In Defense of Sedition

America’s conservative movement, writes Sara Robinson, is engaged in “sedition in slow motion, a gradual corrosive undermining of the government’s authority and capacity to run the country.”

If only it were so! Alas, even using Robinson’s preferred definition (“Crime of creating a revolt, disturbance, or violence against lawful civil authority with the intent to cause its overthrow or destruction” — Britannica Concise Dictionary), she’s not even close.

If anything, America’s right-wing statists have a better claim to support of “lawful civil authority” — the US Constitution, which they frequently invoke and at least occasionally recognize as authoritative — than left-wing statists of Robinson’s ilk, who ignore or mock it whenever it stands between them and their latest plot against human liberty.

What I really take issue with, though, is not Robinson’s mistaken contention that the specter of sedition haunts North America, hovering over assorted Tea Party gatherings, militia musters and talk radio rants. My problem with Robinson is that she thinks sedition is a bad thing.

Does the following ring any bells?

We hold these truths to be self-evident, that all men are created equal, that they are endowed by their Creator with certain unalienable Rights, that among these are Life, Liberty and the pursuit of Happiness. — That to secure these rights, Governments are instituted among Men, deriving their just powers from the consent of the governed, — That whenever any Form of Government becomes destructive of these ends, it is the Right of the People to alter or to abolish it, and to institute new Government, laying its foundation on such principles and organizing its powers in such form, as to them shall seem most likely to effect their Safety and Happiness.

In 20/20 hindsight, the authors of the Declaration of Independence (a “Committee of Five” — John Adams, Benjamin Franklin, Thomas Jefferson, Robert Livingston and Roger Sherman — appointed by the Second Continental Congress) invited the calamity that is our current situation by misunderstanding or misstating the purpose of government. That purpose, of course, is not to “secure rights” for all, but to transfer wealth and power from the productive class to the political class.

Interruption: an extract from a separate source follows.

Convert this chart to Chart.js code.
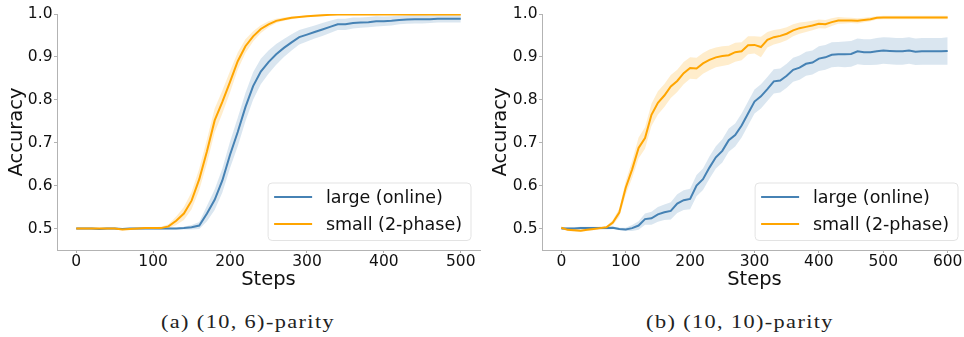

The Committee’s failure on that count is, to my mind, forgivable for two reasons.

First, the Declaration represented a giant step forward for its time. It preceded (by half a century or so), presaged, and to at least some degree inspired, the 19th-century development of anarchist theory which made the failure clear.

Secondly, it made clear that the hypothetical “legitimacy” of any government which resulted from action on its claims must rest firmly on a basis of … you guessed it … sedition … “the Right of the People to alter or to abolish” the “lawful civil authority.”

No sedition, no revolution.

No revolution, no United States of America.

No United States of America, no Sara Robinson choking on her outrage at the temerity of those uppity serfs who dare propose limits on the powers and prerogatives of a government already orders of magnitude larger and more oppressive than the one thrown off by the seditious conspiracy of 1776.

Later in life, Jefferson (the Declaration’s primary author) felt his way cautiously and haltingly toward anarchism. It’s my belief that, had he lived to write a second such declaration in, say, 1850 or so, the relevant passage might have read something like this:

We hold these truths to be self-evident, that all men are created equal, that they are endowed by their Creator with certain unalienable Rights, that among these are Life, Liberty and the pursuit of Happiness. — That whenever any Form of Government becomes disrespectful of these rights, as all forms of Government inevitably must, it is the Right of the People to abolish it, and to dispense with Government altogether, freeing themselves to effect their Safety and Happiness.

The outfit Robinson writes for styles itself the “Campaign for America’s Future.” If America has a future worth fighting for, that future is to be discovered in and from a healthy respect for the good old-fashioned sedition of America’s past.